Previsioni Istat: Mantova tra 20 anni non sarà una città di vecchi

MANTOVA Diventare più giovani in futuro. Nei prossimi 20 anni ringiovaniremo al punto che la nostra provincia sarà tra le prime dieci più giovani d’Italia. Questo futuro prossimo verde (o green), nel senso di età, è quello previsto dalla lettura dei dati relativi contenuti nel duplice aggiornamento delle previsioni demografiche rilasciato da Istat. Secondo questi dati elaborati dal centro studi dell’istituto Tagliacarne e riportati dal Sole 24 Ore, da qui al 2042 la Lombardia vivrà un periodo di espansione demografica a differenza di quanto accadrà a livello nazionale sia pure con una decisa differenziazione fra comuni piccoli e grandi. A livello nazionale la popolazione si ridimensionerà di quasi 14 milioni di unità arrivando a fine 2080 a collocarsi sotto quota 46 milioni con un indice di vecchiaia che salirà dall’attuale 188 (ovvero 188 over 64 contro 100 under 15) fino ad oltre quota 300. Le previsioni vedono la nostra regione in controtendenza con una perdita di 500mila residenti per il 2080 e un indice di vecchiaia pari a 283, quindi inferiore a quello medio nazionale. Questo perché le previsioni su tempi più brevi dicono che fra 20 anni circa in Lombardia si conterà una popolazione di 250mila unità in più rispetto a quella attuale, unica regione insieme all’Emilia Romagna e alle province autonome di Trento e Bolzano per le quali è previsto un aumento della popolazione nei prossimi 20 anni. Questo grazie ad un saldo migratorio sempre decisamente al di sopra della media nazionale e a una natalità in ripresa. Sul fronte dell’invecchiamento, invece, il quadro territoriale è meno chiaro ma vale la pena osservare che a fine 2042, se le previsioni fossero rispettate, la Lombardia avrà nove province che potranno essere annoverate nel 25% delle province italiane più giovani (mentre oggi sono solo cinque) e quattro nelle prime dieci: Lodi al quarto posto della graduatoria, e a seguire Brescia, Milano e Mantova rispettivamente al settimo, ottavo e nono posto.

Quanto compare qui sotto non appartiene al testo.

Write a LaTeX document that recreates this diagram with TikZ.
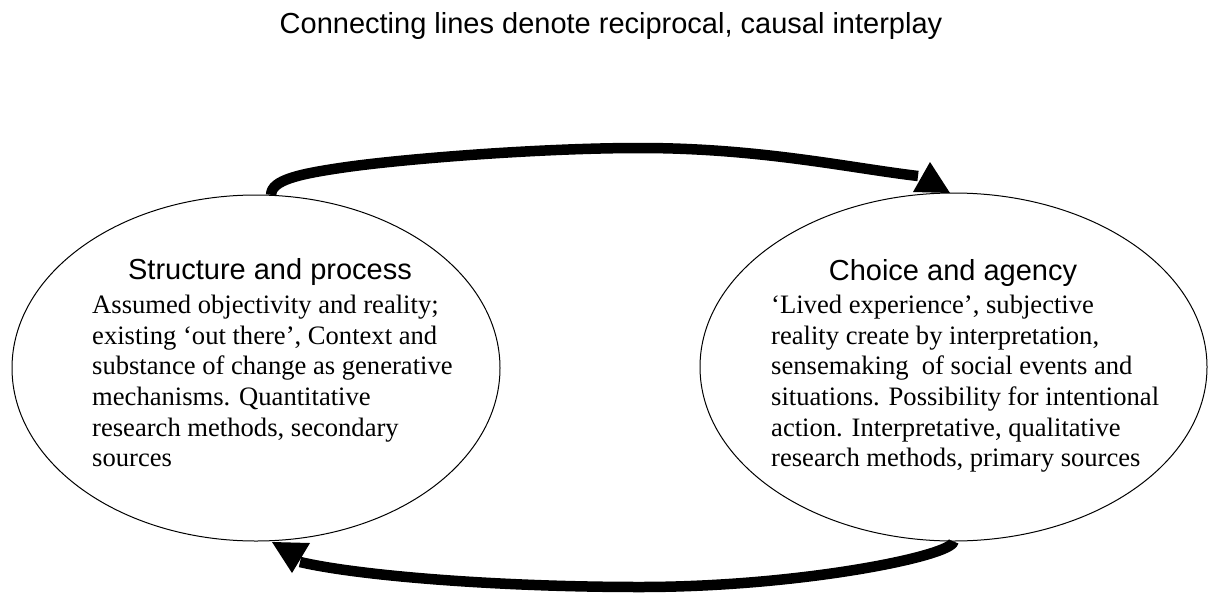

In un panorama nazionale che di fatto sarà quasi integralmente rovesciato rispetto ad oggi con il Sud che sarà molto più anziano del Nord. Ultimo aspetto da evidenziare è lo squilibrio fra piccoli e grandi comuni. Nei primi (quelli che oggi hanno fino a 5mila abitanti) si assisterà ad una perdita del 2% della popolazione (circa 41mila unità) a fronte di una espansione di 283mila unità nei grandi comuni con un allargamento del divario (oggi quasi nullo) dei livelli di invecchiamento.